== DATASET EXCERPT

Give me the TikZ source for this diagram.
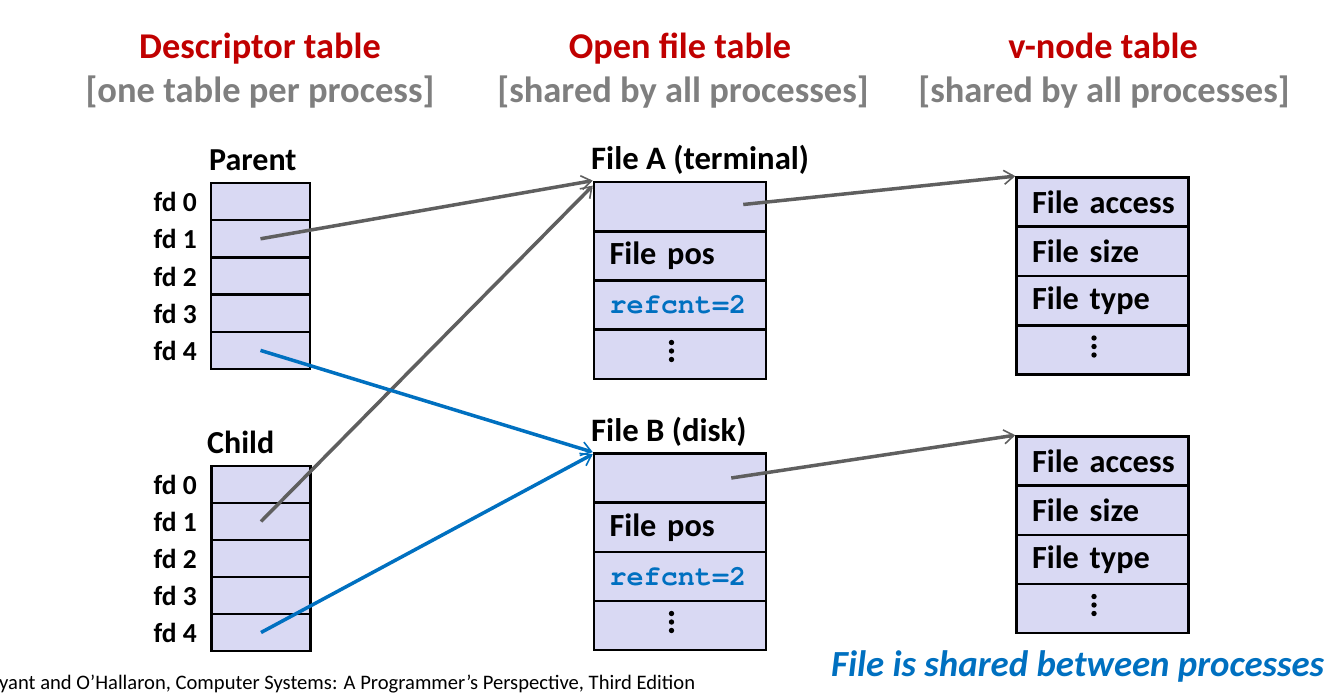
\documentclass[tikz,border=0pt]{standalone}
\usepackage{fontspec}
\setmainfont{Carlito}
\newfontfamily\codefont{texgyrecursor-bold.otf}
\usetikzlibrary{arrows.meta}
\definecolor{cellfill}{RGB}{217,217,243}
\definecolor{titlered}{RGB}{192,0,0}
\definecolor{subgray}{RGB}{127,127,127}
\definecolor{linkblue}{RGB}{0,112,192}
\definecolor{linkgray}{RGB}{95,95,95}
\tikzset{
  title/.style={font=\fontsize{36.3}{40}\selectfont\bfseries, text=titlered, inner sep=0pt, anchor=base},
  subtitle/.style={font=\fontsize{36.5}{40}\selectfont\bfseries, text=subgray, inner sep=0pt, anchor=base},
  hdr/.style={font=\fontsize{32}{36}\selectfont\bfseries, inner sep=0pt, anchor=base west},
  fdlab/.style={font=\fontsize{27.5}{30}\selectfont\bfseries, inner sep=0pt, anchor=base east},
  fdcell/.style={draw=black, line width=2.5pt, fill=cellfill, minimum width=99pt, minimum height=37.2pt, inner sep=0pt},
  filecell/.style={draw=black, line width=2.5pt, fill=cellfill, minimum width=172pt, minimum height=49.2pt, inner sep=0pt},
  textcell/.style={filecell, text width=141pt, inner xsep=15.5pt, align=left, font=\fontsize{32.3}{36}\selectfont\bfseries},
  refcell/.style={textcell, font=\fontsize{28.5}{32}\selectfont\codefont, text=linkblue},
  graylink/.style={draw=linkgray, line width=3.5pt, -{Straight Barb[length=10pt,width=14pt,line width=1.6pt]}},
  bluelink/.style={draw=linkblue, line width=3.5pt, -{Straight Barb[length=10pt,width=14pt,line width=1.6pt]}},
}
\newcommand{\celldots}[1]{\foreach \dy in {12,3.5,-5}{\fill ([xshift=-8.5pt,yshift=\dy pt]#1.center) circle (2.7pt);}}
\begin{document}
\begin{tikzpicture}[x=1pt,y=-1pt]
\useasboundingbox (0,0) rectangle (1341,695);

% titles
\node[title] (t1) at (260,59) {Descriptor table};
\node[subtitle] (s1) at (260,103) {[one table per process]};
\node[title] (t2) at (680,59) {Open file table};
\node[subtitle] (s2) at (683,103) {[shared by all processes]};
\node[title] (t3) at (1103,59) {v-node table};
\node[subtitle] (s3) at (1104,103) {[shared by all processes]};

% parent descriptor table
\node[hdr] (parent) at (209,171) {Parent};
\foreach \i/\y in {0/201.6,1/238.8,2/276.0,3/313.2,4/350.4}{
  \node[fdcell] (p\i) at (260.5,\y) {};
  \node[fdlab] (pl\i) at (197,\y+10) {fd \i};
}
% child descriptor table
\node[hdr] (child) at (207,453) {Child};
\foreach \i/\y in {0/484.5,1/521.5,2/558.5,3/595.5,4/632.5}{
  \node[fdcell] (c\i) at (261,\y) {};
  \node[fdlab] (cl\i) at (197,\y+10) {fd \i};
}

% open file table: File A
\node[hdr, font=\fontsize{32.7}{36}\selectfont\bfseries] (fal) at (591,170) {File A (terminal)};
\node[filecell] (fa0) at (680,206.5) {};
\node[textcell] (fa1) at (680,256) {\mbox{File pos}};
\node[refcell] (fa2) at (680,305) {\mbox{refcnt=2}};
\node[filecell] (fa3) at (680,354.5) {};
\celldots{fa3}

% open file table: File B
\node[hdr, font=\fontsize{32.7}{36}\selectfont\bfseries] (fbl) at (591,441) {File B (disk)};
\node[filecell] (fb0) at (680,478) {};
\node[textcell] (fb1) at (680,527.5) {\mbox{File pos}};
\node[refcell] (fb2) at (680,576.5) {\mbox{refcnt=2}};
\node[filecell] (fb3) at (680,625.5) {};
\celldots{fb3}

% v-node tables
\node[textcell] (va0) at (1102.5,202) {\mbox{File access}};
\node[textcell] (va1) at (1102.5,251.5) {\mbox{File size}};
\node[textcell] (va2) at (1102.5,300.5) {\mbox{File type}};
\node[filecell] (va3) at (1102.5,350) {};
\celldots{va3}

\node[textcell] (vb0) at (1102.5,461) {\mbox{File access}};
\node[textcell] (vb1) at (1102.5,510.5) {\mbox{File size}};
\node[textcell] (vb2) at (1102.5,559.5) {\mbox{File type}};
\node[filecell] (vb3) at (1102.5,608.5) {};
\celldots{vb3}

% connectors
\draw[graylink] (p1.center) -- (fa0.north west);
\draw[graylink] (c1.center) -- ([yshift=-5pt]fa0.north west);
\draw[bluelink] (p4.center) -- (fb0.north west);
\draw[bluelink] (c4.center) -- ([yshift=-2pt]fb0.north west);
\draw[graylink] ([xshift=-24pt,yshift=2pt]fa0.east) -- (va0.north west);
\draw[graylink] ([xshift=-36pt]fb0.east) -- (vb0.north west);

% notes
\node[font=\fontsize{36.8}{40}\selectfont\bfseries\itshape, text=linkblue, inner sep=0pt, anchor=base west] (note) at (831,676) {File is shared between processes};
\node[font=\fontsize{20.6}{24}\selectfont, inner sep=0pt, anchor=base west] (cite) at (-1,689) {yant and O’Hallaron, Computer Systems: A Programmer’s Perspective, Third Edition};
\end{tikzpicture}
\end{document}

====

**WRITTEN EXERCISE:** Output each line exactly; omit every picture.

**THE RESPONSE:**
Give me the TikZ source for this diagram.
\documentclass[tikz,border=0pt]{standalone}
\usepackage{fontspec}
\setmainfont{Carlito}
\newfontfamily\codefont{texgyrecursor-bold.otf}
\usetikzlibrary{arrows.meta}
\definecolor{cellfill}{RGB}{217,217,243}
\definecolor{titlered}{RGB}{192,0,0}
\definecolor{subgray}{RGB}{127,127,127}
\definecolor{linkblue}{RGB}{0,112,192}
\definecolor{linkgray}{RGB}{95,95,95}
\tikzset{
  title/.style={font=\fontsize{36.3}{40}\selectfont\bfseries, text=titlered, inner sep=0pt, anchor=base},
  subtitle/.style={font=\fontsize{36.5}{40}\selectfont\bfseries, text=subgray, inner sep=0pt, anchor=base},
  hdr/.style={font=\fontsize{32}{36}\selectfont\bfseries, inner sep=0pt, anchor=base west},
  fdlab/.style={font=\fontsize{27.5}{30}\selectfont\bfseries, inner sep=0pt, anchor=base east},
  fdcell/.style={draw=black, line width=2.5pt, fill=cellfill, minimum width=99pt, minimum height=37.2pt, inner sep=0pt},
  filecell/.style={draw=black, line width=2.5pt, fill=cellfill, minimum width=172pt, minimum height=49.2pt, inner sep=0pt},
  textcell/.style={filecell, text width=141pt, inner xsep=15.5pt, align=left, font=\fontsize{32.3}{36}\selectfont\bfseries},
  refcell/.style={textcell, font=\fontsize{28.5}{32}\selectfont\codefont, text=linkblue},
  graylink/.style={draw=linkgray, line width=3.5pt, -{Straight Barb[length=10pt,width=14pt,line width=1.6pt]}},
  bluelink/.style={draw=linkblue, line width=3.5pt, -{Straight Barb[length=10pt,width=14pt,line width=1.6pt]}},
}
\newcommand{\celldots}[1]{\foreach \dy in {12,3.5,-5}{\fill ([xshift=-8.5pt,yshift=\dy pt]#1.center) circle (2.7pt);}}
\begin{document}
\begin{tikzpicture}[x=1pt,y=-1pt]
\useasboundingbox (0,0) rectangle (1341,695);

% titles
\node[title] (t1) at (260,59) {Descriptor table};
\node[subtitle] (s1) at (260,103) {[one table per process]};
\node[title] (t2) at (680,59) {Open file table};
\node[subtitle] (s2) at (683,103) {[shared by all processes]};
\node[title] (t3) at (1103,59) {v-node table};
\node[subtitle] (s3) at (1104,103) {[shared by all processes]};

% parent descriptor table
\node[hdr] (parent) at (209,171) {Parent};
\foreach \i/\y in {0/201.6,1/238.8,2/276.0,3/313.2,4/350.4}{
  \node[fdcell] (p\i) at (260.5,\y) {};
  \node[fdlab] (pl\i) at (197,\y+10) {fd \i};
}
% child descriptor table
\node[hdr] (child) at (207,453) {Child};
\foreach \i/\y in {0/484.5,1/521.5,2/558.5,3/595.5,4/632.5}{
  \node[fdcell] (c\i) at (261,\y) {};
  \node[fdlab] (cl\i) at (197,\y+10) {fd \i};
}

% open file table: File A
\node[hdr, font=\fontsize{32.7}{36}\selectfont\bfseries] (fal) at (591,170) {File A (terminal)};
\node[filecell] (fa0) at (680,206.5) {};
\node[textcell] (fa1) at (680,256) {\mbox{File pos}};
\node[refcell] (fa2) at (680,305) {\mbox{refcnt=2}};
\node[filecell] (fa3) at (680,354.5) {};
\celldots{fa3}

% open file table: File B
\node[hdr, font=\fontsize{32.7}{36}\selectfont\bfseries] (fbl) at (591,441) {File B (disk)};
\node[filecell] (fb0) at (680,478) {};
\node[textcell] (fb1) at (680,527.5) {\mbox{File pos}};
\node[refcell] (fb2) at (680,576.5) {\mbox{refcnt=2}};
\node[filecell] (fb3) at (680,625.5) {};
\celldots{fb3}

% v-node tables
\node[textcell] (va0) at (1102.5,202) {\mbox{File access}};
\node[textcell] (va1) at (1102.5,251.5) {\mbox{File size}};
\node[textcell] (va2) at (1102.5,300.5) {\mbox{File type}};
\node[filecell] (va3) at (1102.5,350) {};
\celldots{va3}

\node[textcell] (vb0) at (1102.5,461) {\mbox{File access}};
\node[textcell] (vb1) at (1102.5,510.5) {\mbox{File size}};
\node[textcell] (vb2) at (1102.5,559.5) {\mbox{File type}};
\node[filecell] (vb3) at (1102.5,608.5) {};
\celldots{vb3}

% connectors
\draw[graylink] (p1.center) -- (fa0.north west);
\draw[graylink] (c1.center) -- ([yshift=-5pt]fa0.north west);
\draw[bluelink] (p4.center) -- (fb0.north west);
\draw[bluelink] (c4.center) -- ([yshift=-2pt]fb0.north west);
\draw[graylink] ([xshift=-24pt,yshift=2pt]fa0.east) -- (va0.north west);
\draw[graylink] ([xshift=-36pt]fb0.east) -- (vb0.north west);

% notes
\node[font=\fontsize{36.8}{40}\selectfont\bfseries\itshape, text=linkblue, inner sep=0pt, anchor=base west] (note) at (831,676) {File is shared between processes};
\node[font=\fontsize{20.6}{24}\selectfont, inner sep=0pt, anchor=base west] (cite) at (-1,689) {yant and O’Hallaron, Computer Systems: A Programmer’s Perspective, Third Edition};
\end{tikzpicture}
\end{document}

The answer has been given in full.